An event at London’s Copper Box Arena

It’s difficult to say what techniques would best visualize the experience of an electronicsporting event. But then again, no one is trying to find out. Streams seem content with borrowing a few traditional techniques from live sporting coverage, from shots of stressed out coaches to sweeping takes of the arena to demonstrate scale. Would zoom lenses reveal the unseen drama contained within a player’s pupils? Would frantic hands tell stories that no other image could express?   But even these speculations assume that gaming events need be translated through the same omnidirectional processes as broadcast sports. As much of a populist coup the arrival of digital competition on ESPN 2 might signal, putting gaming events on television is a capitulating to the limits of a pre-existing medium. A spectator in on online game is typically able to alternate between any number of viewing options, cycling freely from player to player. Yet even casual streaming services like Twitch offer little in the way of interaction, placing the viewer on rails better suited for television. The necessary innovation in live e sports might be in the creation of interactive platforms that allow as much interactivity as the games they showcase, with viewers free to alternate between angles and audio tracks, customizing their experience in ways that television and even traditional streaming services can’t offer.

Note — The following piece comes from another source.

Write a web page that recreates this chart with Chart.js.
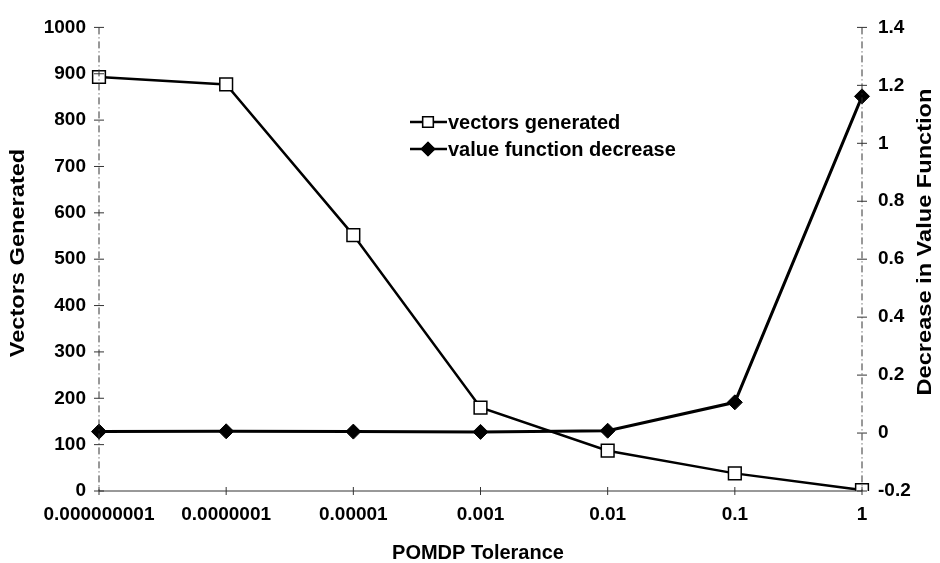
<!DOCTYPE html>
<html>
<head>
<meta charset="utf-8">
<script src="https://cdn.jsdelivr.net/npm/chart.js@4.4.0/dist/chart.umd.min.js"></script>
<style>
  html, body { margin: 0; padding: 0; background: #fff; }
  #wrap { width: 940px; height: 563px; }
</style>
</head>
<body>
<div id="wrap"><canvas id="tolChart" width="940" height="563"></canvas></div>
<script>
// tolerance settings on the x axis
const tolerances = ["0.000000001", "0.0000001", "0.00001", "0.001", "0.01", "0.1", "1"];
// number of vectors generated at each tolerance (left axis)
const vectorsGenerated = [893, 877, 552, 180, 87, 38, 2];
// decrease in value function at each tolerance (right axis)
const valueDecrease = [0.005, 0.006, 0.005, 0.004, 0.008, 0.106, 1.162];

const FONT = "'Liberation Sans', Arial, sans-serif";

// rotated axis title, stretched a bit along its length
function drawVerticalTitle(ctx, text, cx, cy) {
    ctx.save();
    ctx.fillStyle = "#000";
    ctx.font = "bold 20px " + FONT;
    ctx.textAlign = "center";
    ctx.textBaseline = "middle";
    ctx.translate(cx, cy);
    ctx.rotate(-Math.PI / 2);
    ctx.scale(1.18, 1);
    ctx.fillText(text, 0, 0);
    ctx.restore();
}

// dash-dot axis lines with ticks that cross them, plus the axis titles
const axisDecor = {
    id: "axisDecor",
    afterDraw(chart) {
        const ctx = chart.ctx;
        const area = chart.chartArea;
        const y = chart.scales.y, y1 = chart.scales.y1, x = chart.scales.x;
        ctx.save();
        ctx.strokeStyle = "#333";
        ctx.lineWidth = 1;
        ctx.setLineDash([7, 3, 1, 3]);
        ctx.beginPath();
        ctx.moveTo(area.left, y.getPixelForValue(1000));
        ctx.lineTo(area.left, area.bottom);
        ctx.moveTo(area.right, y1.getPixelForValue(1.4));
        ctx.lineTo(area.right, area.bottom);
        ctx.stroke();
        ctx.setLineDash([]);
        // tick marks crossing the vertical axes
        ctx.beginPath();
        y.ticks.forEach(t => {
            const py = y.getPixelForValue(t.value);
            ctx.moveTo(area.left - 5, py);
            ctx.lineTo(area.left + 5, py);
        });
        y1.ticks.forEach(t => {
            const py = y1.getPixelForValue(t.value);
            ctx.moveTo(area.right - 5, py);
            ctx.lineTo(area.right + 5, py);
        });
        // bottom axis
        ctx.moveTo(area.left, area.bottom);
        ctx.lineTo(area.right, area.bottom);
        tolerances.forEach((_, i) => {
            const px = x.getPixelForValue(i);
            ctx.moveTo(px, area.bottom - 4);
            ctx.lineTo(px, area.bottom + 4);
        });
        ctx.stroke();

        ctx.fillStyle = "#000";
        ctx.font = "bold 20px " + FONT;
        ctx.textAlign = "center";
        ctx.textBaseline = "middle";
        ctx.fillText("POMDP Tolerance", 478, 553);
        ctx.restore();

        drawVerticalTitle(ctx, "Vectors Generated", 18, 253);
        drawVerticalTitle(ctx, "Decrease in Value Function", 925, 242);
    }
};

// legend drawn inside the plot
const innerLegend = {
    id: "innerLegend",
    afterDraw(chart) {
        const ctx = chart.ctx;
        const rows = [
            { label: "vectors generated", style: "rect", fill: "#fff", r: 7.5, y: 122 },
            { label: "value function decrease", style: "rectRot", fill: "#000", r: 6.5, y: 149 }
        ];
        ctx.save();
        rows.forEach(row => {
            ctx.strokeStyle = "#000";
            ctx.lineWidth = 2.5;
            ctx.beginPath();
            ctx.moveTo(410, row.y);
            ctx.lineTo(447, row.y);
            ctx.stroke();
            ctx.fillStyle = row.fill;
            ctx.lineWidth = 1.5;
            Chart.helpers.drawPoint(ctx, { pointStyle: row.style, radius: row.r, borderWidth: 1.5 }, 428, row.y);
            ctx.fill();
            ctx.stroke();
            ctx.fillStyle = "#000";
            ctx.font = "bold 20px " + FONT;
            ctx.textBaseline = "middle";
            ctx.textAlign = "left";
            ctx.fillText(row.label, 448, row.y + 1);
        });
        ctx.restore();
    }
};

const tickFont = { family: FONT, size: 19, weight: "bold" };

new Chart(document.getElementById("tolChart"), {
    type: "line",
    data: {
        labels: tolerances,
        datasets: [{
            label: "vectors generated",
            data: vectorsGenerated,
            yAxisID: "y",
            borderColor: "#000",
            borderWidth: 2.5,
            pointStyle: "rect",
            pointRadius: 9,
            pointBackgroundColor: "#fff",
            pointBorderColor: "#000",
            pointBorderWidth: 1.5,
            tension: 0
        }, {
            label: "value function decrease",
            data: valueDecrease,
            yAxisID: "y1",
            borderColor: "#000",
            borderWidth: 3,
            pointStyle: "rectRot",
            pointRadius: 7.5,
            pointBackgroundColor: "#000",
            pointBorderColor: "#000",
            pointBorderWidth: 1,
            tension: 0
        }]
    },
    options: {
        responsive: false,
        animation: false,
        layout: { padding: { top: 22, left: 0, right: 0, bottom: 0 } },
        plugins: { legend: { display: false }, tooltip: { enabled: false } },
        scales: {
            x: {
                offset: false,
                grid: { display: false, drawTicks: false },
                border: { display: false },
                ticks: { color: "#000", font: tickFont, padding: 12, maxRotation: 0, autoSkip: false },
                afterFit(scale) { scale.height = 72; }
            },
            y: {
                position: "left",
                min: 0, max: 1000,
                grid: { display: false, drawTicks: false },
                border: { display: false },
                ticks: { stepSize: 100, color: "#000", font: tickFont, padding: 13, callback: v => String(v) },
                afterFit(scale) { scale.width = 99; }
            },
            y1: {
                position: "right",
                min: -0.2, max: 1.4,
                grid: { display: false, drawTicks: false },
                border: { display: false },
                ticks: {
                    stepSize: 0.2, color: "#000", font: tickFont, padding: 16,
                    callback: v => String(Math.round(v * 10) / 10)
                },
                afterFit(scale) { scale.width = 78; }
            }
        }
    },
    plugins: [axisDecor, innerLegend]
});
</script>
</body>
</html>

With live e sporting events regularly pulling in audiences that would make cable networks salivate, the question isn’t how to get the networks to notice electronic gaming, but why their notice is important at all?  It’s possible that today’s e sports streams will one day look just as primitive as Edison’s silent footage. Electronic gaming events are so busy trying to mimic traditional sports broadcasts, they forget that even the most ubiquitous filming techniques were once innovations, developed to best translate athletic completion through lenses. So what are those innovations so far as e sports is concerned? The fact is that there are no rules. There are only habits.